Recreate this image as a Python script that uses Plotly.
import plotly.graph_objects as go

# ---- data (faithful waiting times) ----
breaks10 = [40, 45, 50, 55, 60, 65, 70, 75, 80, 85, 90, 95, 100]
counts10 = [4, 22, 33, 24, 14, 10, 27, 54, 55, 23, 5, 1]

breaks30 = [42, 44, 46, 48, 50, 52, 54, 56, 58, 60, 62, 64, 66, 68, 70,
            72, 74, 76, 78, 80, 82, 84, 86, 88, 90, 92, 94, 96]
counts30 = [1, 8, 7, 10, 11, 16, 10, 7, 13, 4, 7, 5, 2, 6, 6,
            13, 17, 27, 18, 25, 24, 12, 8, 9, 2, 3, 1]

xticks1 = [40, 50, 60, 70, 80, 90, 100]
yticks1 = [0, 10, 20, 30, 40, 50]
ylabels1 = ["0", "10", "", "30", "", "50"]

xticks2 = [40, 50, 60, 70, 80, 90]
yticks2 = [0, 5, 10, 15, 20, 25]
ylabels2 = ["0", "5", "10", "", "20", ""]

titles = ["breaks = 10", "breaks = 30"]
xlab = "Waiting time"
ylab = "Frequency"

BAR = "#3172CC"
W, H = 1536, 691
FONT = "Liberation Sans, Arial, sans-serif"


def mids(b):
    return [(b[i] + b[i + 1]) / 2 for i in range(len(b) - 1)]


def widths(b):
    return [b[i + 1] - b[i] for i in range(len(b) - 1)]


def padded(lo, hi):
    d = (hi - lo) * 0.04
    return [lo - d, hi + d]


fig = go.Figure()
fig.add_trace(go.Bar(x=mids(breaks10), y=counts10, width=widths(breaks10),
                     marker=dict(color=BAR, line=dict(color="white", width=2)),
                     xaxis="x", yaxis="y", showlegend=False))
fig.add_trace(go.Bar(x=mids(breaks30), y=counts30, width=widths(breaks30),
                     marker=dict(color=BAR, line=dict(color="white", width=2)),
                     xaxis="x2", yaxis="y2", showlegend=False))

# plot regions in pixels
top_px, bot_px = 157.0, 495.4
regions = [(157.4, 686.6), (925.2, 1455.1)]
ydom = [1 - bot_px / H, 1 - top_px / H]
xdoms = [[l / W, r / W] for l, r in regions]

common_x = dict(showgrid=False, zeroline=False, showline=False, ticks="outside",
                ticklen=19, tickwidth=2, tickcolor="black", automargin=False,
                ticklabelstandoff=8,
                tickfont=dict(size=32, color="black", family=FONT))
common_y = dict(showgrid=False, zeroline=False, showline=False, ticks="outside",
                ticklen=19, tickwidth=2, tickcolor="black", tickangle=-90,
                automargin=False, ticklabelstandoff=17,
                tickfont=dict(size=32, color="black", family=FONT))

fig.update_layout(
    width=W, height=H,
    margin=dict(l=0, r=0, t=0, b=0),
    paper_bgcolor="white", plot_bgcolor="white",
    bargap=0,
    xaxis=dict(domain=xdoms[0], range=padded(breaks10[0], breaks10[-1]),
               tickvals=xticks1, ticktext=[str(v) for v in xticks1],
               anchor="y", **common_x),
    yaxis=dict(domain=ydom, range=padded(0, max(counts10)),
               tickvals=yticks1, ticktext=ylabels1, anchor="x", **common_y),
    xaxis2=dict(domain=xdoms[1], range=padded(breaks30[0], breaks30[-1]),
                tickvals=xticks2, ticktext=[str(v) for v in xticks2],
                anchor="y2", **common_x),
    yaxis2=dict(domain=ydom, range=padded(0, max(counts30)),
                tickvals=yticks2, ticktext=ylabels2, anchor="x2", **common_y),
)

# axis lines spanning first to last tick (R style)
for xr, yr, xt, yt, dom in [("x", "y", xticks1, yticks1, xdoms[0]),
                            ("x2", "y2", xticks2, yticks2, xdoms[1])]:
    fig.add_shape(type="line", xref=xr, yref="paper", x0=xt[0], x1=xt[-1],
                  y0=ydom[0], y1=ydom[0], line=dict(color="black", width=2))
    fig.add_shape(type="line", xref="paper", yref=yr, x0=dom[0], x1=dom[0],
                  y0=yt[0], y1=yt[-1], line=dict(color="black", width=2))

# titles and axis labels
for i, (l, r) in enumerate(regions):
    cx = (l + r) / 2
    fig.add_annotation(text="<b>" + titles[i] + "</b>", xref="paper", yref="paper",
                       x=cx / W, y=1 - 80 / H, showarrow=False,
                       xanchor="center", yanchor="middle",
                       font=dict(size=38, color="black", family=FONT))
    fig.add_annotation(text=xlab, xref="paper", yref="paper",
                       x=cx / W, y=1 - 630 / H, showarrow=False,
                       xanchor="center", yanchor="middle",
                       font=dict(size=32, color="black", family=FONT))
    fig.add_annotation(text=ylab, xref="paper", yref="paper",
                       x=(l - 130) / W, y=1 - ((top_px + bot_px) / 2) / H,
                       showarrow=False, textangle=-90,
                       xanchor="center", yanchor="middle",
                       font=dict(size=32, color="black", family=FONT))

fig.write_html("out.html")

* * *

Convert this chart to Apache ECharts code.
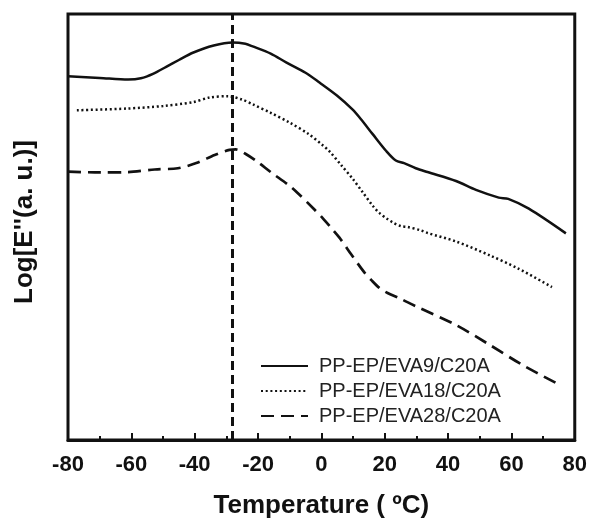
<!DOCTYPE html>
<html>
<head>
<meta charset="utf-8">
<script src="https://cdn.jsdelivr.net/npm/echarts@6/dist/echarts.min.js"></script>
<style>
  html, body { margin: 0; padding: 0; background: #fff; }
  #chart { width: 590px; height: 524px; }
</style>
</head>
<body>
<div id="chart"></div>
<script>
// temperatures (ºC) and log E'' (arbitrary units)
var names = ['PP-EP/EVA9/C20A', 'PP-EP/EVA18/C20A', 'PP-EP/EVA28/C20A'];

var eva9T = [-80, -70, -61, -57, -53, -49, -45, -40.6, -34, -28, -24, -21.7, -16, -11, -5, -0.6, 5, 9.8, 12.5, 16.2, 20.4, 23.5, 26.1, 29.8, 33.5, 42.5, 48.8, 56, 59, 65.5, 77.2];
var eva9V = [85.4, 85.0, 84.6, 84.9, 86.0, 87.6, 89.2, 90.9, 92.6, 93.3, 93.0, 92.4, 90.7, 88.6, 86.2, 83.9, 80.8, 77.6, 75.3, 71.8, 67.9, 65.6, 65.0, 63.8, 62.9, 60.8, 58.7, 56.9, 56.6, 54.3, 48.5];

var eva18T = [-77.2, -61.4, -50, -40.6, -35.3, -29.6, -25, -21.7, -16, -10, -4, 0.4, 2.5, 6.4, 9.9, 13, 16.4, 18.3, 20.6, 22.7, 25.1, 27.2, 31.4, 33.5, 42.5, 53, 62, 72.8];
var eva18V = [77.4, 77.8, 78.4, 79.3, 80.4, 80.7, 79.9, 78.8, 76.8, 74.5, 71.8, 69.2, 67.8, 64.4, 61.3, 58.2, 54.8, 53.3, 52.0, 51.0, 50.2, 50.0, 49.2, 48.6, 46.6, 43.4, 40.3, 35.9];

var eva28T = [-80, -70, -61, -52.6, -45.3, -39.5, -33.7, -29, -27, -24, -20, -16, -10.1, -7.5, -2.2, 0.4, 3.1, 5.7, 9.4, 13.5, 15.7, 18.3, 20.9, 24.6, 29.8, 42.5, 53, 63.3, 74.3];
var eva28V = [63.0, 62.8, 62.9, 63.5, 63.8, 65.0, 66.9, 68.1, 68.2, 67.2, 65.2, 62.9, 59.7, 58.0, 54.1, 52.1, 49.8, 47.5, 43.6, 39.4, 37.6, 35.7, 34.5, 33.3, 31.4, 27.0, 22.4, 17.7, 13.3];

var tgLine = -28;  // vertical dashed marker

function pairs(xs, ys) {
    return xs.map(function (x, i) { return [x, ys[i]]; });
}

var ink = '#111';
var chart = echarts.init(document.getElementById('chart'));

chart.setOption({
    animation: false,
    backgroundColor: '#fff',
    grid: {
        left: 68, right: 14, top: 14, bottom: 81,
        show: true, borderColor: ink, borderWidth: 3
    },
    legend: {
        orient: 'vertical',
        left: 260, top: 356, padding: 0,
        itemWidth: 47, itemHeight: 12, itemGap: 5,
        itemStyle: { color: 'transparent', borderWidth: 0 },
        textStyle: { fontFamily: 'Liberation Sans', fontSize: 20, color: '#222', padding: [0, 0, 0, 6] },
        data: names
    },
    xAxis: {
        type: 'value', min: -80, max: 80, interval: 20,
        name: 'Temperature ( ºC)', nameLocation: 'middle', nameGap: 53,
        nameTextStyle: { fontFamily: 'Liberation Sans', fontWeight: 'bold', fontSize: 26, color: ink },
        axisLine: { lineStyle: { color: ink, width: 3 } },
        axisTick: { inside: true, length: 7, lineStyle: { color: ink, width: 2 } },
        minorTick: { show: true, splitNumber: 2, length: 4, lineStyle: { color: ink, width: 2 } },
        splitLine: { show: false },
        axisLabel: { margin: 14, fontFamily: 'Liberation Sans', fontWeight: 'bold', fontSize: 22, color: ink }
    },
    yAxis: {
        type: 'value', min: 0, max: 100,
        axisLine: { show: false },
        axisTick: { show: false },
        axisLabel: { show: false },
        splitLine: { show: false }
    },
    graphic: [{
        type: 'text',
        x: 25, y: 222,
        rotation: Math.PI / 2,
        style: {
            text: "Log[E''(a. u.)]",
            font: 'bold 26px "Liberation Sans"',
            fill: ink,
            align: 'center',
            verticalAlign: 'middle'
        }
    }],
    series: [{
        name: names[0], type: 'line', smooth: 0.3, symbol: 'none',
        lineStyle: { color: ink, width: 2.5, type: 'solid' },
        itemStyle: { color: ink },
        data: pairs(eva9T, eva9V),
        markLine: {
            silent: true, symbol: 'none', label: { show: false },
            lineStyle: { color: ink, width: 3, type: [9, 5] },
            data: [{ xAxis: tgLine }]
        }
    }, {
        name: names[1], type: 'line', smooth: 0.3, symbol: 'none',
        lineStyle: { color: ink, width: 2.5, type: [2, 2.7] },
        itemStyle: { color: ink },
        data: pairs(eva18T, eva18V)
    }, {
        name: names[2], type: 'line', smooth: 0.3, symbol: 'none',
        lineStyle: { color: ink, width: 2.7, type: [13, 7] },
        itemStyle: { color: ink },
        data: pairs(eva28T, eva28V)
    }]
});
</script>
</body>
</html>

== Aim ==
Copy nothing but the lines above that run from the one with "Convert this chart to Apache ECharts code." to the one with "var chart = echarts.init(document.getElementById('chart'));", ends included; pictures stay out.

== Exercise solution ==
Convert this chart to Apache ECharts code.
<!DOCTYPE html>
<html>
<head>
<meta charset="utf-8">
<script src="https://cdn.jsdelivr.net/npm/echarts@6/dist/echarts.min.js"></script>
<style>
  html, body { margin: 0; padding: 0; background: #fff; }
  #chart { width: 590px; height: 524px; }
</style>
</head>
<body>
<div id="chart"></div>
<script>
// temperatures (ºC) and log E'' (arbitrary units)
var names = ['PP-EP/EVA9/C20A', 'PP-EP/EVA18/C20A', 'PP-EP/EVA28/C20A'];

var eva9T = [-80, -70, -61, -57, -53, -49, -45, -40.6, -34, -28, -24, -21.7, -16, -11, -5, -0.6, 5, 9.8, 12.5, 16.2, 20.4, 23.5, 26.1, 29.8, 33.5, 42.5, 48.8, 56, 59, 65.5, 77.2];
var eva9V = [85.4, 85.0, 84.6, 84.9, 86.0, 87.6, 89.2, 90.9, 92.6, 93.3, 93.0, 92.4, 90.7, 88.6, 86.2, 83.9, 80.8, 77.6, 75.3, 71.8, 67.9, 65.6, 65.0, 63.8, 62.9, 60.8, 58.7, 56.9, 56.6, 54.3, 48.5];

var eva18T = [-77.2, -61.4, -50, -40.6, -35.3, -29.6, -25, -21.7, -16, -10, -4, 0.4, 2.5, 6.4, 9.9, 13, 16.4, 18.3, 20.6, 22.7, 25.1, 27.2, 31.4, 33.5, 42.5, 53, 62, 72.8];
var eva18V = [77.4, 77.8, 78.4, 79.3, 80.4, 80.7, 79.9, 78.8, 76.8, 74.5, 71.8, 69.2, 67.8, 64.4, 61.3, 58.2, 54.8, 53.3, 52.0, 51.0, 50.2, 50.0, 49.2, 48.6, 46.6, 43.4, 40.3, 35.9];

var eva28T = [-80, -70, -61, -52.6, -45.3, -39.5, -33.7, -29, -27, -24, -20, -16, -10.1, -7.5, -2.2, 0.4, 3.1, 5.7, 9.4, 13.5, 15.7, 18.3, 20.9, 24.6, 29.8, 42.5, 53, 63.3, 74.3];
var eva28V = [63.0, 62.8, 62.9, 63.5, 63.8, 65.0, 66.9, 68.1, 68.2, 67.2, 65.2, 62.9, 59.7, 58.0, 54.1, 52.1, 49.8, 47.5, 43.6, 39.4, 37.6, 35.7, 34.5, 33.3, 31.4, 27.0, 22.4, 17.7, 13.3];

var tgLine = -28;  // vertical dashed marker

function pairs(xs, ys) {
    return xs.map(function (x, i) { return [x, ys[i]]; });
}

var ink = '#111';
var chart = echarts.init(document.getElementById('chart'));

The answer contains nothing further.